== DATA SHOWN
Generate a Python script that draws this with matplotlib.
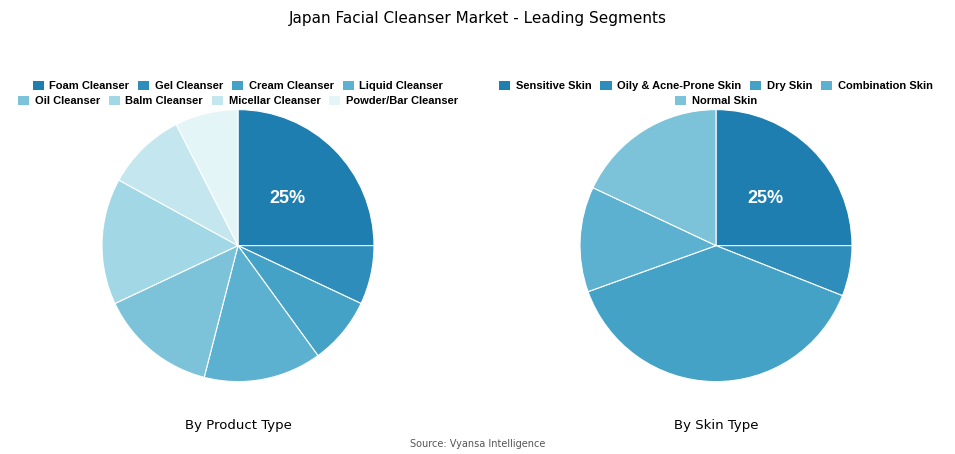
import matplotlib
matplotlib.use("Agg")
import matplotlib.pyplot as plt
from matplotlib.patches import Patch

prod_labels = ["Foam Cleanser", "Gel Cleanser", "Cream Cleanser", "Liquid Cleanser",
               "Oil Cleanser", "Balm Cleanser", "Micellar Cleanser", "Powder/Bar Cleanser"]
prod_values = [25, 7, 8, 14, 14, 15, 9.5, 7.5]
skin_labels = ["Sensitive Skin", "Oily & Acne-Prone Skin", "Dry Skin", "Combination Skin", "Normal Skin"]
skin_values = [25, 6, 38.5, 12.5, 18]

prod_colors = ["#1f7eb0", "#2e8dba", "#44a2c7", "#5db1d0", "#7cc3da", "#a2d7e6", "#c4e7ef", "#e4f5f8"]
skin_colors = ["#1f7eb0", "#2e8dba", "#44a2c7", "#5db1d0", "#7cc3da"]

fig = plt.figure(figsize=(9.55, 4.54), dpi=100)
fig.text(0.5, 0.975, "Japan Facial Cleanser Market - Leading Segments", ha="center", va="top", fontsize=11)
fig.text(0.5, 0.01, "Source: Vyansa Intelligence", ha="center", va="bottom", fontsize=7, color="#555555")

def draw(cx, vals, cols, labels, title, rows):
    ax = fig.add_axes([cx - 0.1424, 0.159, 0.2848, 0.6])
    ax.pie(vals, colors=cols, startangle=90, counterclock=False, radius=1,
           wedgeprops=dict(edgecolor="white", linewidth=0.8))
    ax.set_xlim(-1, 1); ax.set_ylim(-1, 1)
    ax.set_aspect("equal")
    ax.text(0.36, 0.35, f"{vals[0]:.0f}%", ha="center", va="center", color="white",
            fontsize=13, fontweight="bold", family="Liberation Sans")
    ax.text(0, -1.32, title, ha="center", va="center", fontsize=9.5)
    i = 0
    for r, n in enumerate(rows):
        handles = [Patch(facecolor=cols[j], edgecolor="none") for j in range(i, i + n)]
        fig.legend(handles, labels[i:i + n], loc="center", bbox_to_anchor=(cx, 1 - (86 + 15 * r) / 454),
                   ncol=n, frameon=False, prop=dict(weight="bold", size=8, family="Liberation Sans"),
                   handlelength=1.0, handleheight=0.9, columnspacing=0.8, handletextpad=0.5,
                   borderpad=0, borderaxespad=0)
        i += n

draw(238 / 955, prod_values, prod_colors, prod_labels, "By Product Type", [4, 4])
draw(716 / 955, skin_values, skin_colors, skin_labels, "By Skin Type", [4, 1])

fig.savefig("out.png", dpi=100)
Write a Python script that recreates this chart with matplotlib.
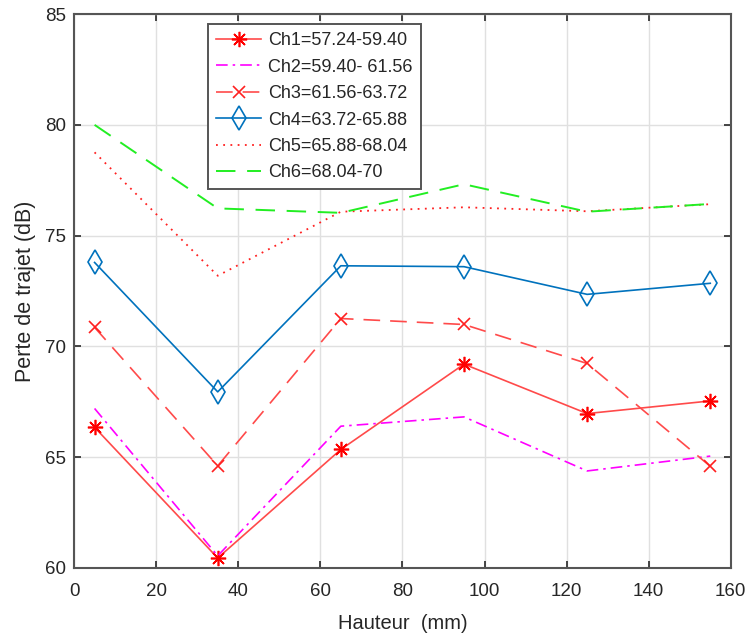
import matplotlib.pyplot as plt

plt.rcParams['font.family'] = ['Liberation Sans', 'DejaVu Sans']

# Hauteur (mm)
hauteur = [5, 35, 65, 95, 125, 155]

# Path loss per channel (dB)
ch1 = [66.35, 60.45, 65.35, 69.2, 66.97, 67.54]
ch2 = [67.2, 60.55, 66.4, 66.82, 64.38, 65.05]
ch3 = [70.86, 64.61, 71.26, 70.99, 69.23, 64.59]
ch4 = [73.79, 67.95, 73.64, 73.6, 72.35, 72.85]
ch5 = [78.76, 73.19, 76.08, 76.28, 76.1, 76.42]
ch6 = [80.0, 76.23, 76.03, 77.32, 76.08, 76.43]

labels = ["Ch1=57.24-59.40", "Ch2=59.40- 61.56", "Ch3=61.56-63.72",
          "Ch4=63.72-65.88", "Ch5=65.88-68.04", "Ch6=68.04-70"]

txt = '#262626'

fig = plt.figure(figsize=(7.48, 6.4), dpi=100)
ax = fig.add_axes([0.099, 0.1125, 0.878, 0.8655])

# asterisk marker, like matlab '*'
star = (8, 2, 0)

ax.plot(hauteur, ch1, color='#ff4a4a', lw=1.2, marker=star, ms=11, mew=1.2,
        mec='#ff0000', label=labels[0])
ax.plot(hauteur, ch2, color='#ff00ff', lw=1.2, ls=(0, (7, 3, 1.5, 3)),
        label=labels[1])
ax.plot(hauteur, ch3, color='#ff4a4a', lw=1.2, ls=(0, (10, 6)), marker='x',
        ms=9, mew=1.2, mec='#ff2020', label=labels[2])
ax.plot(hauteur, ch4, color='#0072BD', lw=1.2, marker='d', ms=12,
        mfc='none', mec='#0072BD', mew=1.2, label=labels[3])
ax.plot(hauteur, ch5, color='#ff2020', lw=1.3, ls=(0, (1, 3)),
        label=labels[4])
ax.plot(hauteur, ch6, color='#22ee22', lw=1.4, ls=(0, (10, 6)),
        label=labels[5])

ax.set_xlim(0, 160)
ax.set_ylim(60, 85)
ax.set_xticks(range(0, 161, 20))
ax.set_yticks(range(60, 86, 5))

ax.grid(True, color='#e0e0e0', lw=1)
ax.set_axisbelow(True)
ax.tick_params(direction='in', top=True, right=True, length=5,
               labelsize=13.5, colors=txt, width=1.2)
ax.tick_params(axis='x', pad=11)
ax.tick_params(axis='y', pad=6)
for s in ax.spines.values():
    s.set_color('#555555')
    s.set_linewidth(1.5)

ax.set_xlabel("Hauteur  (mm)", fontsize=14.5, color=txt, labelpad=10)
ax.set_ylabel("Perte de trajet (dB)", fontsize=15.5, color=txt, labelpad=6)

leg = ax.legend(loc='upper left', bbox_to_anchor=(0.19, 0.998), fontsize=13,
                fancybox=False, edgecolor='#555555', framealpha=1,
                handlelength=2.5, labelspacing=0.52, borderpad=0.45,
                handletextpad=0.4)
leg.get_frame().set_linewidth(1.4)
for t in leg.get_texts():
    t.set_color(txt)

fig.savefig("out.png", dpi=100)
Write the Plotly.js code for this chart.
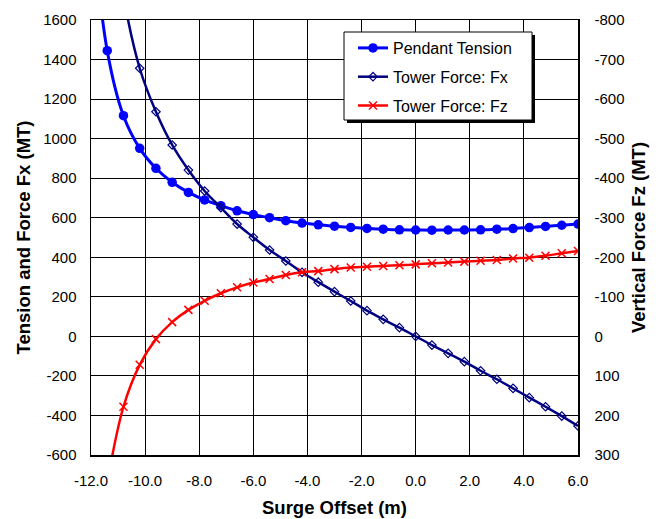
<!DOCTYPE html>
<html>
<head>
<meta charset="utf-8">
<script src="https://cdn.plot.ly/plotly-3.0.1.min.js"></script>
<style>
html,body{margin:0;padding:0;background:#fff;}
#chart{width:663px;height:519px;}
</style>
</head>
<body>
<div id="chart"></div>
<script>
// Surge offset (m)
var surgeOffset = [-12.0, -11.4, -10.8, -10.2, -9.6, -9.0, -8.4, -7.8, -7.2, -6.6, -6.0, -5.4, -4.8, -4.2, -3.6, -3.0, -2.4, -1.8, -1.2, -0.6, 0.0, 0.6, 1.2, 1.8, 2.4, 3.0, 3.6, 4.2, 4.8, 5.4, 6.0];
// Pendant Tension (MT), left axis
var pendantTension = [2150, 1445, 1116, 951, 850, 779, 728, 690, 661, 635, 616, 600, 585, 573, 564, 557, 551, 546, 542, 539, 538, 537, 538, 538, 539, 542, 545, 550, 556, 562, 568];
// Tower Force Fx (MT), left axis
var towerFx = [3200, 2300, 1720, 1356, 1136, 968, 841, 735, 651, 568, 501, 437, 381, 324, 274, 226, 179, 130, 86, 44, 0, -44, -86, -128, -174, -217, -263, -310, -356, -403, -453];
// Tower Force Fz (MT), right axis (reversed)
var towerFz = [650, 370, 178, 72, 7, -36, -67, -90, -109, -124, -136, -145, -155, -162, -165, -170, -174, -176, -178, -180, -182, -185, -187, -189, -191, -193, -197, -199, -204, -210, -216];

var seriesNames = ['Pendant Tension', 'Tower Force: Fx', 'Tower Force: Fz'];

var xTickVals = [-12, -10, -8, -6, -4, -2, 0, 2, 4, 6];
var xTickText = ['-12.0', '-10.0', '-8.0', '-6.0', '-4.0', '-2.0', '0.0', '2.0', '4.0', '6.0'];
var yTickVals = [-600, -400, -200, 0, 200, 400, 600, 800, 1000, 1200, 1400, 1600];
var yTickText = ['-600', '-400', '-200', '0', '200', '400', '600', '800', '1000', '1200', '1400', '1600'];
var y2TickVals = [300, 200, 100, 0, -100, -200, -300, -400, -500, -600, -700, -800];
var y2TickText = ['300', '200', '100', '0', '-100', '-200', '-300', '-400', '-500', '-600', '-700', '-800'];

var FONT = 'Arial, "Liberation Sans", sans-serif';

var traces = [
  {
    x: surgeOffset, y: pendantTension, name: seriesNames[0], type: 'scatter', mode: 'lines+markers',
    line: {color: '#0000FF', width: 3, shape: 'spline', smoothing: 1},
    marker: {symbol: 'circle', size: 9.5, color: '#0000FF'},
    legendgroup: 'a'
  },
  {
    x: surgeOffset, y: towerFx, name: seriesNames[1], type: 'scatter', mode: 'lines+markers',
    line: {color: '#000080', width: 2.5, shape: 'spline', smoothing: 1},
    marker: {symbol: 'diamond-open', size: 6.5, color: '#000080', line: {width: 1.2, color: '#000080'}},
    legendgroup: 'b'
  },
  {
    x: surgeOffset, y: towerFz, name: seriesNames[2], type: 'scatter', mode: 'lines+markers', yaxis: 'y2',
    line: {color: '#FF0000', width: 2.5, shape: 'spline', smoothing: 1},
    marker: {symbol: 'x-thin', size: 8, color: '#FF0000', line: {width: 1.5, color: '#FF0000'}},
    legendgroup: 'c'
  }
];

// plot area in pixels: x 91..578, y 20..455
function px(xp) { return (xp - 91) / 487; }
function py(yp) { return (455 - yp) / 435; }

var layout = {
  width: 663, height: 519,
  margin: {l: 91, r: 85, t: 20, b: 64, pad: 0},
  paper_bgcolor: '#fff', plot_bgcolor: '#fff',
  font: {family: FONT, size: 15, color: '#000'},
  showlegend: true,
  legend: {
    x: px(353), y: py(31), xanchor: 'left', yanchor: 'top',
    bgcolor: 'rgba(0,0,0,0)', borderwidth: 0,
    font: {family: FONT, size: 16, color: '#000'},
    traceorder: 'grouped', tracegroupgap: 5
  },
  xaxis: {
    range: [-12, 6], tickmode: 'array', tickvals: xTickVals, ticktext: xTickText,
    showgrid: true, gridcolor: '#000', gridwidth: 1,
    showline: true, linecolor: '#000', linewidth: 1.5, mirror: true,
    ticks: '', zeroline: false, ticklabelstandoff: 11,
    tickfont: {family: FONT, size: 15},
    title: {text: '<b>Surge Offset (m)</b>', font: {family: FONT, size: 18.5}, standoff: 13}
  },
  yaxis: {
    range: [-600, 1600], tickmode: 'array', tickvals: yTickVals, ticktext: yTickText,
    showgrid: true, gridcolor: '#000', gridwidth: 1,
    showline: true, linecolor: '#000', linewidth: 1.5, mirror: true,
    ticks: '', zeroline: false, ticklabelstandoff: 10,
    tickfont: {family: FONT, size: 15},
    title: {text: '<b>Tension and Force Fx (MT)</b>', font: {family: FONT, size: 18.5}, standoff: 7}
  },
  yaxis2: {
    range: [300, -800], overlaying: 'y', side: 'right', tickmode: 'array', tickvals: y2TickVals, ticktext: y2TickText,
    showgrid: false, showline: true, linecolor: '#000', linewidth: 1.5,
    ticks: '', zeroline: false, ticklabelstandoff: 12,
    tickfont: {family: FONT, size: 15},
    title: {text: '<b>Vertical Force Fz (MT)</b>', font: {family: FONT, size: 18.5}, standoff: 8}
  },
  shapes: [
    // legend shadow
    {type: 'rect', xref: 'paper', yref: 'paper', x0: px(347), x1: px(535), y0: py(123), y1: py(35),
     fillcolor: '#000', line: {width: 0}, layer: 'above'},
    // legend box
    {type: 'rect', xref: 'paper', yref: 'paper', x0: px(344), x1: px(532), y0: py(120), y1: py(32),
     fillcolor: '#fff', line: {width: 1, color: '#000'}, layer: 'above'}
  ]
};

Plotly.newPlot('chart', traces, layout, {displayModeBar: false, staticPlot: true});
</script>
</body>
</html>
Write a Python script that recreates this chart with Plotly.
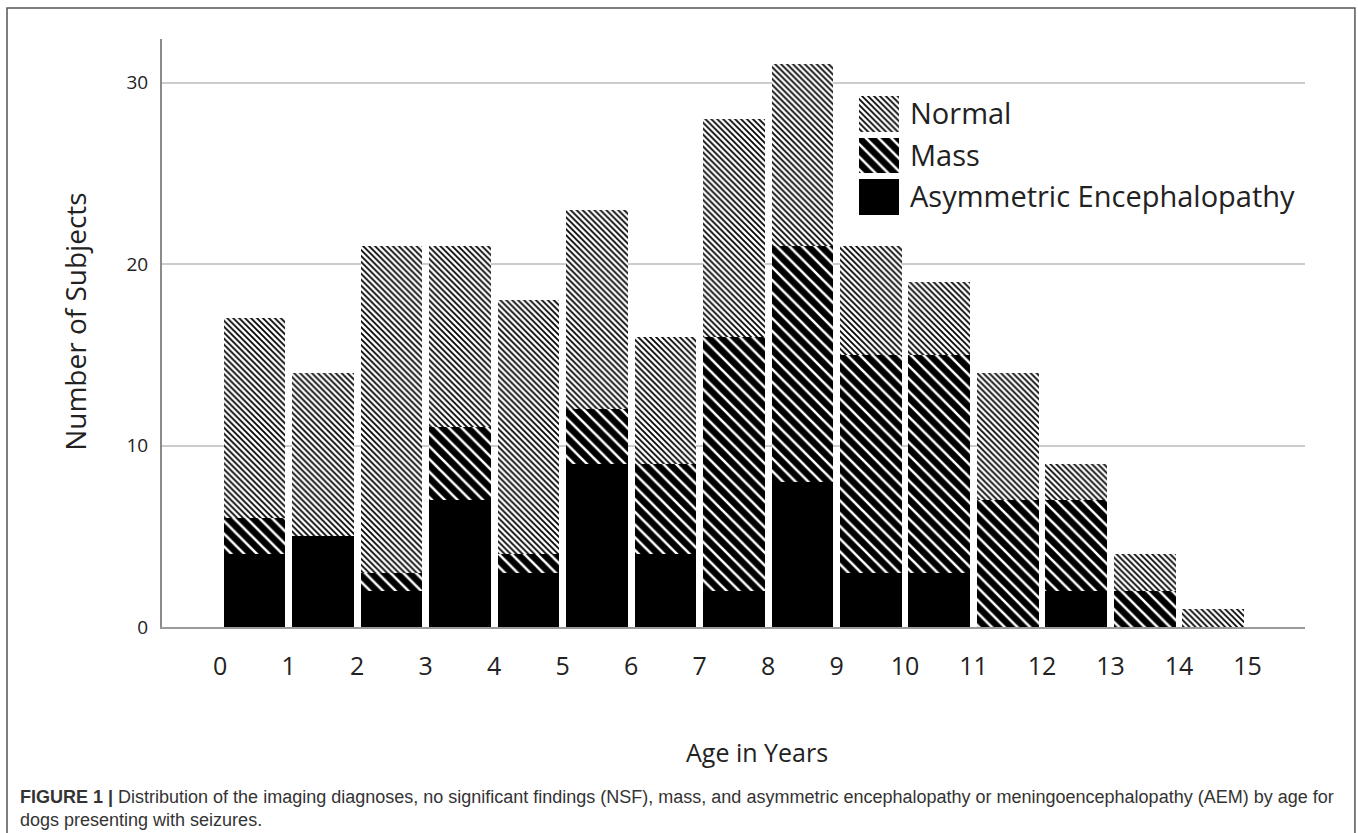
====
TASK TO CARRY OUT =
Exactly reproduce the run of lines from the start of the listing through the line with "from matplotlib.patches import Patch", inclusive; pictures are not copied.

ANSWER FOR THIS EXERCISE =
Generate a Python script that draws this with matplotlib.
import matplotlib
matplotlib.use("Agg")
import matplotlib.pyplot as plt
from matplotlib.patches import Patch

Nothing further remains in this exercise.